I'm late 40's, planning to hit the eject button in 2015 which will give me about $75K per year in retirement just for being alive, not bad for a mouth breathing neanderthal .
Married (wife 1.0), 1 kid (1st Grade), transferred GI bill four years ago (fully vested), 529 currently has $138,000, will hit the $235K limit well before 18.
No debt other than one mortgage (30 year 3.5%, with $275,000 to go) and a car payment (1.4% on a remaining balance of $25,000)
Owned first house since 1991, bought another in 1997, and current one since 2006. Never carried any credit card debt, have a libor loan pledged from my porfolio for large purchases that is basically a large line of credit @ 1%.
Net worth = Doing ok
1.6M in taxable brokerage account (Current distro = .01% cash, 9.83% in MMF and BDP, 72% in Stocks/Options ,18.16% in Mutual Funds)
180,000 TSP
360,000 Roth IRA
300,000 Wife's Roth
187,000 Traditional IRA
120,000 Wife's Traditional IRA
138,000 529 college savings plan
50,000 Cash Savings Checking, Savings, MM, and a CD)
250,000 equity in Rental Property #1 (No mortgage) - Generates $1500 @ month in income.
175,000 equity in Rental Property #2 (No mortgage) - Generates $1300 @ month in income.
75,000 equity in Rental Property #3 (30 year 3.5%, with $275,000 to go) break even each month, win overall based on tax deductions.

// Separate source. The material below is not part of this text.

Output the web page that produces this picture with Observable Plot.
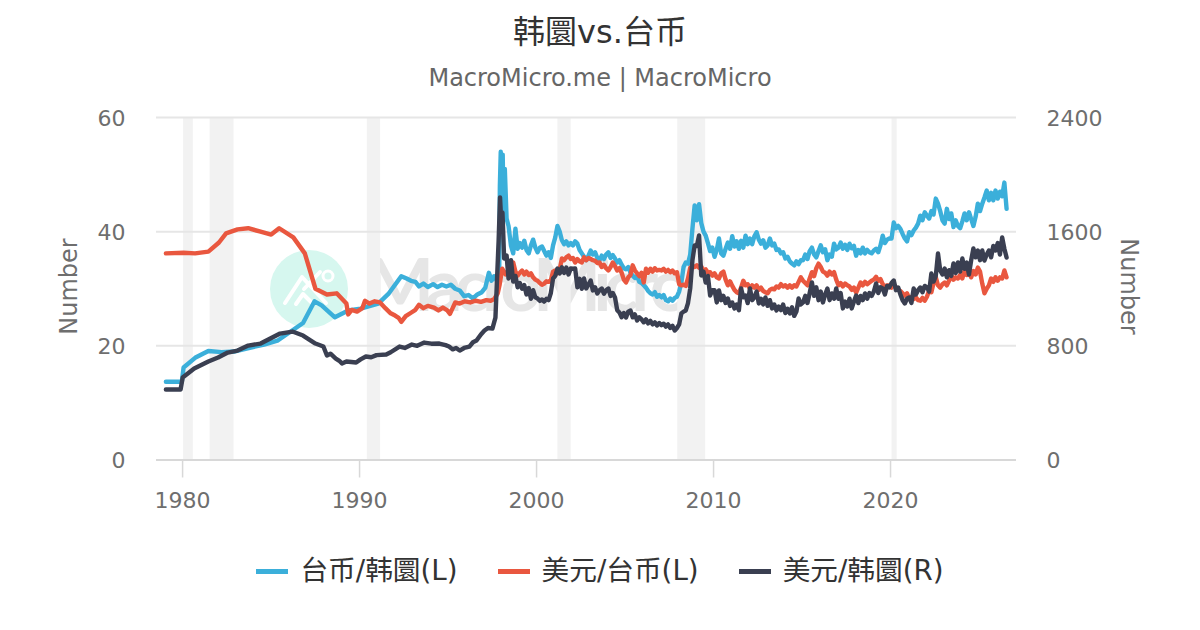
<!DOCTYPE html>
<html><head><meta charset="utf-8">
<script src="https://cdn.jsdelivr.net/npm/d3@7"></script>
<script src="https://cdn.jsdelivr.net/npm/@observablehq/plot@0.6"></script>
<style>
html,body{margin:0;padding:0;background:#fff;width:1200px;height:630px;overflow:hidden;font-family:"DejaVu Sans","Noto Sans CJK SC",sans-serif}
#wrap{position:relative;width:1200px;height:630px}
#title{position:absolute;left:0;width:1200px;top:11px;text-align:center;font-size:32px;line-height:42px;color:#333}
#sub{position:absolute;left:0;width:1200px;top:63px;text-align:center;font-size:24px;line-height:30px;color:#666}
#mark{position:absolute;left:0;top:0}
#chart{position:absolute;left:0;top:0}
#legend{position:absolute;left:0;width:1200px;top:551px;height:40px;display:flex;justify-content:center;gap:40px;font-size:27.7px;line-height:38px;color:#333}
#legend span{display:flex;align-items:center;gap:12px}
#legend i{display:block;width:32px;height:5px}
</style></head><body>
<div id="wrap">
<div id="title">韩圜vs.台币</div>
<div id="sub">MacroMicro.me | MacroMicro</div>
<svg id="mark" width="1200" height="630">
  <circle cx="309" cy="289" r="39" fill="#d6f7ef"/>
  <path d="M285 303 L302 277 L326 303 M296 304 L303 294 L313 304 M304 289 L320 272" fill="none" stroke="#fff" stroke-width="4" stroke-linecap="round" stroke-linejoin="round"/>
  <circle cx="328" cy="276" r="5" fill="none" stroke="#fff" stroke-width="3"/>
  <text x="366" y="311" font-size="72" font-weight="bold" fill="#e6e6e6" font-family="Lato,'DejaVu Sans',sans-serif" textLength="325">MacroMicro</text>
</svg>
<div id="chart"></div>
<div id="legend"></div>
</div>
<script>
const seriesNames = ["台币/韩圜(L)", "美元/台币(L)", "美元/韩圜(R)"];
const seriesColors = ["#3BAFDA", "#E9573F", "#3A3F51"];
const recessionStart = [1980.0, 1981.5, 1990.38, 2001.15, 2007.92, 2020.03];
const recessionEnd   = [1980.55, 1982.85, 1991.13, 2001.9, 2009.5, 2020.32];
const xTicks = [1980, 1990, 2000, 2010, 2020];
const yTicks = [0, 20, 40, 60];

// Early, irregular readings up to the 1998 spike
const twdKrwEarlyYears = [1979,1979.9,1980.0,1980.65,1981.4,1982.15,1982.85,1983.8,1984.55,1985.3,1986.75,1987.4,1987.8,1988.55,1989.3,1990,1991,1991.6,1992.3,1992.6,1992.85,1993.1,1993.3,1993.55,1993.8,1994.1,1994.35,1994.6,1994.85,1995.1,1995.35,1995.6,1995.85,1996.1,1996.35,1996.6,1996.85,1997.05,1997.25,1997.4,1997.55,1997.7,1997.83,1997.87,1997.92,1997.97,1998.03,1998.08,1998.15,1998.25,1998.36];
const twdKrwEarlyValues = [13.7,13.7,16.2,17.9,19.1,18.9,19,19.7,20.2,20.9,24,27.8,27.1,25,26.2,26.5,27.4,29.2,32.2,31.8,31.4,31.2,30.4,30.9,30.3,30.8,30.3,30.7,30.4,30.7,30,29.7,28.7,28.9,28.3,29,29.4,30.2,32.8,31.4,32.2,31.4,31.8,48,54,50,53.5,44,51,42.3,41];
const usdTwdEarlyYears = [1979,1980,1980.65,1981.4,1982.0,1982.4,1983.05,1983.65,1984.35,1984.95,1985.4,1986.2,1986.85,1987.45,1988.1,1988.65,1989.2,1989.3,1989.5,1989.8,1990.1,1990.25,1990.5,1990.8,1991.1,1991.4,1991.7,1991.95,1992.15,1992.3,1992.55,1992.85,1993.1,1993.3,1993.55,1993.8,1994.15,1994.4,1994.65,1994.9,1995.05,1995.2,1995.35,1995.6,1995.9,1996.2,1996.5,1996.8,1997.1,1997.35,1997.55,1997.75,1997.85,1998.0,1998.2,1998.36];
const usdTwdEarlyValues = [36.2,36.3,36.2,36.5,38.1,39.7,40.4,40.6,40,39.5,40.6,39,36.2,30,29,29.2,27.4,25.5,26.3,26,26.6,27.9,27.4,27.8,27.6,26.6,25.7,25.3,24.9,24.2,25.2,25.8,26.3,27.2,26.6,27,26.7,26.2,26.7,26.2,25.6,26.6,27.6,27.4,27.8,27.6,27.9,27.7,28,27.9,28.2,29.2,30.6,33.5,32.5,33.2];
const usdKrwEarlyYears = [1979,1979.83,1979.95,1980.6,1981.4,1981.95,1982.5,1983.05,1983.65,1984.35,1984.9,1985.45,1986.15,1986.75,1987.45,1987.9,1988.1,1988.3,1988.6,1988.8,1988.95,1989.2,1989.75,1990,1990.3,1990.6,1990.9,1991.45,1991.7,1992.2,1992.5,1992.9,1993.2,1993.6,1994,1994.45,1994.8,1995,1995.2,1995.4,1995.6,1995.85,1996.15,1996.35,1996.55,1996.8,1997,1997.2,1997.45,1997.62,1997.7,1997.8,1997.88,1997.95,1998.02,1998.11,1998.25,1998.36];
const usdKrwEarlyValues = [494,494,578,641,690,718,753,767,802,816,851,886,900,872,816,795,732,745,711,695,676,690,683,705,725,720,735,739,755,795,785,809,800,823,815,816,805,795,775,785,767,785,795,825,837,880,907,925,921,998,1237,1538,1840,1664,1734,1412,1433,1272];

// Readings every eighth of a year from 1998.5 on
const twdKrwLate = [37.5,36.2,40.5,37,
38,37.2,38.4,36.8,36.2,37.6,38.6,37.2,
36.4,37.2,37.4,36.6,35.8,36.4,35.4,37.6,
39,41,40,38.5,37.8,38.3,37.6,38,
37.6,38.3,37.9,36.8,36.2,35.6,35,35.8,
36.7,36,36.4,35.4,35,35.8,35.2,36,
36.4,35.4,35.9,35.3,34.6,35,34.2,33.6,
33.4,33.8,32.8,32.3,31.9,32.2,31.2,31,
30.6,30.2,29.6,29.2,29,29.4,28.6,28.9,
28.5,28.9,28,27.8,28.3,27.9,28.4,28.6,
29.5,31.1,33.8,34.6,34.4,36,40.5,44.6,
42,44.8,41.5,40,39.3,38,36.6,37.2,
35.6,36.8,38.8,36.2,35.8,37,38.1,37,
39.2,37.4,38.3,37,38.4,37.2,39.3,37.8,
38.8,37.8,39.2,39.9,38.6,37.9,38.5,37.2,
37.6,38.8,37.6,37.9,36.8,36.9,36.2,36.4,
35.3,35.6,34.8,34.4,34.1,34.8,34.3,35,
35,36,35.2,36.6,37.2,36,35.5,36.6,
37.6,36.4,36.9,35,36,35.6,37.9,36.9,
37.2,38.1,37,37.7,36.8,37.9,37.1,37.5,
35.8,36.8,36.2,37.2,36.2,36.8,36.4,36.2,
36.7,37,36.4,37.6,39.3,38,38.6,38.8,
38.8,41.6,40.6,41,40.5,39.6,38.8,38.3,
39.9,39.4,40.2,40.7,41.4,42.8,42,43.4,
42.8,42.3,43.6,43,45.8,44.9,43.6,42,
41.4,44,42.2,43.2,40.8,42,41,40.6,
41.8,43.2,42,43.4,42.2,41,42.6,44.9,
43.6,44.9,46,47.2,45.5,46.8,45.5,47.2,
45.8,47,46.2,48.6,44];
const usdTwdLate = [33.5,34.6,33,32.3,
32.8,33.2,32.5,33,32.4,32.7,32,31.6,
31.4,31,30.7,30.9,31.3,31.2,31.5,33,
33.2,32.7,33.4,35.3,35,35.5,35.8,35.2,
35.4,34.6,35.2,34.8,34.6,35.5,35,35.4,
35.2,35,34.9,34.5,34.6,33.8,34.2,33.6,
33.2,33.8,34.6,34,33.2,33.6,32.8,31.6,
31.1,32,32.4,34.1,33.2,32.7,32.2,32.8,
31.1,33.5,32.8,33.5,33,33.6,33.2,33.3,
33.2,33.5,33,33.3,32.9,33.2,32.7,32.9,
30.8,30.6,30.7,30.5,31.8,33.7,34,33.8,
34.1,33.7,33.9,33.2,33.4,32.8,32.9,32.3,
32.7,32,31.8,32.7,33,31.6,30.6,31.3,
30.5,29.8,29.4,29.2,30.2,31.4,30.6,30.8,
30,30.6,30.2,30.6,29.8,30.2,29.6,29.4,
29.2,29.8,30,29.9,30.4,30.2,30.8,30.4,
30.6,30.2,30.6,30.2,30.6,30.4,31.2,32,
31.4,31,30.6,31.8,32.9,32.2,33.6,34.4,
33.8,33,32.8,32.3,33,32.5,32.9,31.6,
30.6,31,30.4,30.9,30.6,30.4,29.8,30.2,
29.3,30.2,31.1,30.6,31.2,30.8,31.1,31.4,
31.6,32.1,31.4,31.7,30.8,30.4,30.6,30.6,
30.2,30.8,30.2,29.8,29.6,29.2,28.8,29.2,
28.3,28.6,28.2,28.5,28,27.9,28.4,27.9,
28.6,29.7,29.4,31,32,30.6,30.2,30.8,
31.1,30.6,31.4,32.3,31.6,32,31.8,32.4,
31.8,33.2,32.4,33,32,33.1,32.5,33.7,
33,30.9,29.2,30,30.6,31.8,31.2,32,
31.4,32,31.8,33.2,32];
const usdKrwLate = [1400,1250,1290,1210,
1240,1200,1225,1160,1205,1130,1190,1140,
1132,1115,1125,1110,1130,1120,1170,1272,
1290,1342,1307,1350,1310,1349,1300,1342,
1340,1342,1210,1270,1200,1272,1202,1230,
1258,1188,1210,1167,1190,1202,1165,1190,
1202,1150,1170,1139,1050,1034,1000,1030,
998,1040,1048,1000,1020,978,1000,985,
965,985,957,975,950,965,943,960,
945,955,935,950,925,940,907,925,
950,1027,1040,1048,1100,1202,1400,1503,
1500,1573,1293,1320,1244,1290,1153,1190,
1190,1104,1188,1120,1150,1100,1132,1080,
1104,1062,1090,1050,1202,1140,1153,1100,
1202,1120,1140,1180,1097,1130,1090,1139,
1080,1120,1062,1090,1048,1075,1050,1090,
1030,1060,1027,1070,1010,1040,1132,1090,
1104,1150,1100,1170,1244,1150,1210,1120,
1180,1104,1160,1202,1120,1167,1130,1202,
1130,1170,1062,1110,1075,1130,1062,1110,
1153,1100,1150,1120,1167,1130,1170,1150,
1180,1237,1170,1210,1202,1160,1220,1210,
1240,1258,1190,1209,1160,1120,1097,1130,
1139,1100,1202,1160,1190,1209,1175,1220,
1210,1180,1307,1250,1290,1447,1328,1300,
1342,1280,1330,1290,1377,1310,1384,1320,
1412,1340,1384,1300,1400,1482,1420,1468,
1400,1468,1398,1440,1468,1420,1500,1468,
1520,1440,1559,1480,1419];

const rightRatio = 2400 / 60;
const lateStart = 1998.5, lateStep = 0.125;
const rows = (ys, vs, late, name, k = 1) => [
  ...ys.map((year, i) => ({year, value: vs[i] / k, name})),
  ...late.map((v, i) => ({year: lateStart + i * lateStep, value: v / k, name}))
];
const all = [
  ...rows(twdKrwEarlyYears, twdKrwEarlyValues, twdKrwLate, seriesNames[0]),
  ...rows(usdTwdEarlyYears, usdTwdEarlyValues, usdTwdLate, seriesNames[1]),
  ...rows(usdKrwEarlyYears, usdKrwEarlyValues, usdKrwLate, seriesNames[2], rightRatio)
];
const recessions = recessionStart.map((s, i) => ({s, e: recessionEnd[i]}));

const chart = Plot.plot({
  width: 1200, height: 630,
  marginTop: 117, marginBottom: 170.5, marginLeft: 156, marginRight: 184,
  style: {background: "transparent", fontFamily: '"DejaVu Sans",sans-serif'},
  x: {domain: [1978.47, 2027.06]},
  y: {domain: [0, 60]},
  color: {domain: seriesNames, range: seriesColors},
  marks: [
    Plot.rectY(recessions, {x1: "s", x2: "e", y1: 0, y2: 60, fill: "#f2f2f2"}),
    Plot.ruleY(yTicks.slice(1), {stroke: "#e6e6e6", strokeWidth: 2}),
    Plot.ruleY([0], {stroke: "#d8d8d8", strokeWidth: 2}),
    Plot.axisX({ticks: xTicks, tickFormat: d => String(d), tickSize: 18, tickPadding: 14, stroke: "#d8d8d8", strokeWidth: 1.5, fontSize: 22, fill: "#6e6e6e", label: null, tickRotate: 0, dx: -1}),
    Plot.axisY({ticks: yTicks, tickSize: 0, tickPadding: 31, fontSize: 22, fill: "#6e6e6e", label: null, anchor: "left", dy: 1}),
    Plot.axisY({ticks: yTicks, tickFormat: d => String(d * rightRatio), tickSize: 0, tickPadding: 30, fontSize: 22, fill: "#6e6e6e", label: null, anchor: "right", dy: 1}),
    Plot.line(all, {x: "year", y: "value", z: "name", stroke: "name", strokeWidth: 4.4, strokeLinejoin: "round", curve: "linear"})
  ]
});
document.getElementById("chart").append(chart);

const svg = d3.select(chart);
[["Number", 70, 286.5, -90], ["Number", 1128, 286.5, 90]].forEach(([t, x, y, r]) => {
  svg.append("text").text(t).attr("transform", `translate(${x},${y}) rotate(${r})`)
    .attr("text-anchor", "middle").attr("dominant-baseline", "middle")
    .attr("font-size", 24).attr("fill", "#6e6e6e").attr("font-family", '"DejaVu Sans",sans-serif');
});

const legend = document.getElementById("legend");
seriesNames.forEach((n, i) => {
  const s = document.createElement("span");
  s.innerHTML = `<i style="background:${seriesColors[i]}"></i>${n}`;
  legend.append(s);
});
</script>
</body></html>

50,000 equity in land (No mortgage) - Sitting idle and have to pay Prop tax and HOA fee, want to sell it.
500,000 equity in another piece of land (Inherited from grandparents - No mortgage - lease to a farmer for agricultural tax exemption)
I max out my Roth IRAs and TSP every year.
As a Capt who flew mostly at night, I spent some time as a daytrader...did very well AND very bad, lost $35K one day, made $40K on another. Got very nervous at one point when I realized I had over $100K on margin, so I quit. Luckily on the advice of a friend I got in early on SanDisk and held it long through a couple splits, made a LOT of $ when I sold it, paid off two houses, paid a metric shit ton in taxes (my tax liability that year was more than my entire AF salary), and gave the rest to a professional wealth manger who has since tripled what I gave him.